Opening the bag released the same smell of wood smoke and pine Ruth had picked up before, combined with the sharp musky smell of his deodorant. It had always struck her as too strong, but now she inhaled until her eyes stung. She unrolled a sweat-stained T-shirt and buried her face in it, then pulled it over her head, shoved her arms through the sleeves. She pawed through the other clothes: shirts, socks, jeans, clean and dirty, all rolled and stacked. She found his green and khaki service uniform, then his fatigues. A digital camera. His Dopp kit, a couple of dog-eared copies of
Dirt Rider Magazine
she remembered sending him months ago. When she lifted out his fatigue jacket, a thick photo album dropped back into the bottom of the bag. She recognized the scuffed vinyl binder from her grandmother's house. But as she picked it up, a black-and-white composition book tumbled from between its covers onto the floor. The name on the front was hers. Dried stains obscured the last few
letters of the precise script she'd practiced in high school. She picked it up and flipped it open. What had made Robbie want it?

The first few pages revealed the girl she had been: a maker of lists, a keeper of assignments, a compulsive note taker. A believer in the power of plans. The book contained lists of colleges she'd never be able to afford even if they accepted her and notes on conversations with the overweight and overburdened guidance counselor more familiar with vocational schools than college scholarships. Neat checks marked tasks completed: get applications, complete essays, meet deadlines for mailing them in.

Then her rounded
m
's and uniformly slanted
b
's and
l
's gave way to Robbie's scrawl. Ruth was aware of a rushing sound in her ears, like rapids at a river bend. She crawled nearer to the bedside table and turned on the light. Words ran across the pages, unbound by dates or times, spilling into the margins.
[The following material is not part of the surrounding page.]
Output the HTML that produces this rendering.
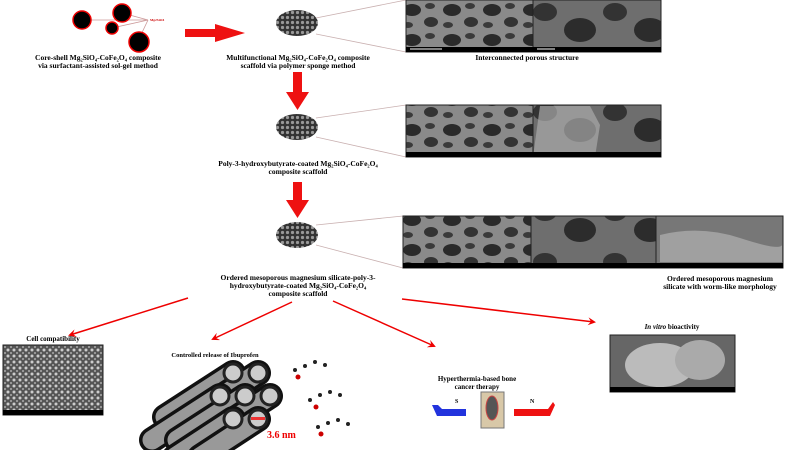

Skipped lines, sudden gaps of white space, were the only indication that time may have passed between entries.

same fuckin dream—know they're in there, gotta get 'em out—can't find—unzip the bags but all i see are pieces—hanny's leg—pete's—try to put pieces together—too many

Ruth stopped. She became aware of her own breathing, short, heavy, panting. Her nightshirt stuck to her chest and back. She could stop now, close the book before she read another word.
No.
Then she forced herself to open it again. Her son was in there. She had to look.